Auerhaus nach dem Roman von Bov Bjerg, Bühnenfassung von Karsten Dahlem, Premiere 6. Oktober, Casa.

Biografie. Ein Spiel von Max Frisch, Inszenierung Thomas Ladwig, Premiere 12. Oktober, Grillo-Theater.

Der Zauberer von Oz nach dem Kinderbuch von Lyman Frank Baum, Bühnenfassung von Anne Spaeter, Premiere 10. November, Grillo-Theater.

=(ungefähr gleich) von Jonas Hassen Khemiri, Inszenierung Magz Barrawasser, Premiere 30. November, Casa.

Ein großer Aufbruch von Magnus Vattrodt, Inszenierung Gustav Rueb, Premiere 1. Dezember, Grillo-Theater.

Am Boden von George Brant, Inszenierung Felicia Daniel, Premiere 22. Februar in der Box.

Cash – Und ewig rauschen die Gelder, Farce von Michael Cooney, Inszenierung Tobias Materna, Premiere 2. März, Grillo-Theater.

Rien ne va Plus, Mehrspartenprojekt im Rahmen der TuP-Festtage Kunst⁵, Uraufführung 27. März, Casa.

Der stumme Diener von Harold Pinter, Inszenierung Tabea Schattmaier, Premiere 26. April, in der Box.

Der Kirschgarten von Anton Tschechow, Inszenierung. N. N.. Premiere 4. Mai, Grillo-Theater.
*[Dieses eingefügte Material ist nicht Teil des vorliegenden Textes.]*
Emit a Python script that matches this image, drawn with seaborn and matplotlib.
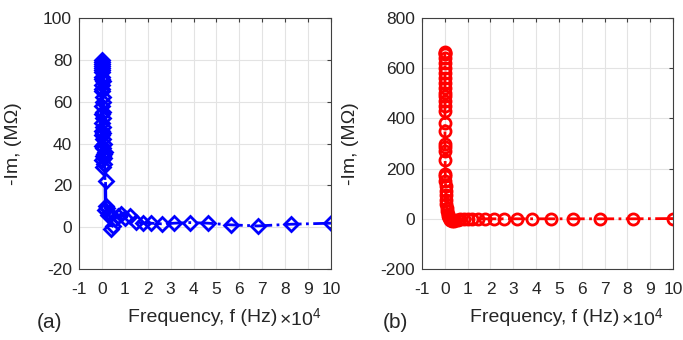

Um bittere Lebenslügen, schonungslose Abrechnung und selbstbestimmtes Sterben geht es in „Ein großer Aufbruch“ von Magnus Vattrodt, dessen Filmvorlage zum Stück 2016 den Deutschen Fernsehpreis erhielt. Ein gescheiterter Selbstmordversuch ist auch Ausgangspunkt von „Auerhaus“, das Stück über eine etwas andere WG. Bov Bjerg schrieb die Vorlage, Karsten Dahlem zeigt in seiner fünften Essener Arbeit die Bühnenfassung.

Ihren Platz im Leben suchen auch die Akteure in dem Stück „= (ungefähr gleich) von Jonas Hassen Khemiri. Während seine Figuren sich manchmal schwertun mit den Freiheiten der vermeintlich „freien“ Marktwirtschaft, hat Gutsbesitzerin Ranjewskaja längst alles Geld verjubelt, nun muss „Der Kirschgarten“ dran glauben. Um Sozialbetrug der vergnüglichen Art geht es schließlich in der Cooney-Farce „Cash – Und ewig rauschen die Gelder“, mit der sich Tobias Materna in Essen vorstellt.

Spannendes auch in der Box: Der Theatermonolog „Am Boden“ gibt Einblick in die Welt des modernen drohnenbasierten Kriegs (Regie: Felicia Daniel), ein Ganovendramulett im Stil des absurden Theaters ist „Der Stumme Diener“ von Harold Pinter. (Regie: Tabea Schattmaier).

Die eigene Bilanz fällt im 125. Jubiläumsjahr des Grillo-Theaters positiv aus: 82 Prozent Auslastung bei einigen anspruchsvollen und ästhetisch ungewöhnlichen Produktionen. „Wir haben definitiv kein Zuschauerproblem“, freut sich Intendant Christian Tombeil.